> [GIVEN MATERIAL]:
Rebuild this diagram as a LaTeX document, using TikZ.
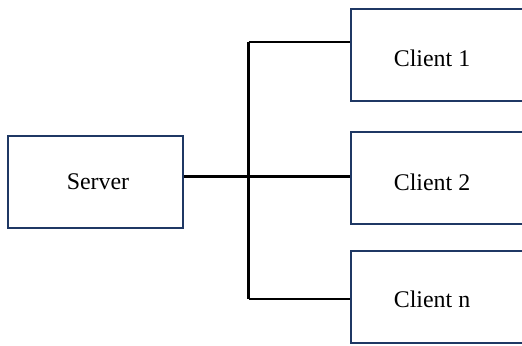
\documentclass[tikz,border=0pt]{standalone}
\usepackage{fontspec}
\setmainfont{Liberation Serif}
\definecolor{boxblue}{HTML}{1F3864}
\tikzset{
  box/.style={draw=boxblue, line width=2bp, fill=white, inner sep=0pt,
    minimum width=177bp, minimum height=92bp},
  boxtext/.style={font=\fontsize{24}{28}\selectfont, inner sep=0pt},
  wire/.style={line width=2.2bp, black}
}
\begin{document}
\begin{tikzpicture}[x=1bp,y=-1bp]
    \useasboundingbox (0,0) rectangle (522,345);
    \clip (0,0) rectangle (522,345);
    \node[box, minimum width=175bp] (server) at (95.5,182)
        [label={[boxtext, xshift=2.5bp]center:Server}] {};
    \node[box] (client1) at (439.5,55)
        [label={[boxtext, xshift=-7.5bp, yshift=-3bp]center:Client 1}] {};
    \node[box] (client2) at (439.5,178)
        [label={[boxtext, xshift=-7.5bp, yshift=-4bp]center:Client 2}] {};
    \node[box] (clientn) at (439.5,297)
        [label={[boxtext, xshift=-7.5bp, yshift=-2.5bp]center:Client n}] {};
    \coordinate (t1) at (248.5,42);
    \coordinate (t2) at (248.5,176.5);
    \coordinate (tn) at (248.5,299);
    \draw[wire] (t1) -- (tn);
    \draw[wire] (t2 -| server.east) -- (t2);
    \draw[wire] (t1) -- (t1 -| client1.west);
    \draw[wire] (t2) -- (t2 -| client2.west);
    \draw[wire] (tn) -- (tn -| clientn.west);
\end{tikzpicture}
\end{document}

> [JOB]: Strip out the pictures and quote the remaining data word for word.

> [THE COMPLETED TASK]:
Rebuild this diagram as a LaTeX document, using TikZ.
\documentclass[tikz,border=0pt]{standalone}
\usepackage{fontspec}
\setmainfont{Liberation Serif}
\definecolor{boxblue}{HTML}{1F3864}
\tikzset{
  box/.style={draw=boxblue, line width=2bp, fill=white, inner sep=0pt,
    minimum width=177bp, minimum height=92bp},
  boxtext/.style={font=\fontsize{24}{28}\selectfont, inner sep=0pt},
  wire/.style={line width=2.2bp, black}
}
\begin{document}
\begin{tikzpicture}[x=1bp,y=-1bp]
    \useasboundingbox (0,0) rectangle (522,345);
    \clip (0,0) rectangle (522,345);
    \node[box, minimum width=175bp] (server) at (95.5,182)
        [label={[boxtext, xshift=2.5bp]center:Server}] {};
    \node[box] (client1) at (439.5,55)
        [label={[boxtext, xshift=-7.5bp, yshift=-3bp]center:Client 1}] {};
    \node[box] (client2) at (439.5,178)
        [label={[boxtext, xshift=-7.5bp, yshift=-4bp]center:Client 2}] {};
    \node[box] (clientn) at (439.5,297)
        [label={[boxtext, xshift=-7.5bp, yshift=-2.5bp]center:Client n}] {};
    \coordinate (t1) at (248.5,42);
    \coordinate (t2) at (248.5,176.5);
    \coordinate (tn) at (248.5,299);
    \draw[wire] (t1) -- (tn);
    \draw[wire] (t2 -| server.east) -- (t2);
    \draw[wire] (t1) -- (t1 -| client1.west);
    \draw[wire] (t2) -- (t2 -| client2.west);
    \draw[wire] (tn) -- (tn -| clientn.west);
\end{tikzpicture}
\end{document}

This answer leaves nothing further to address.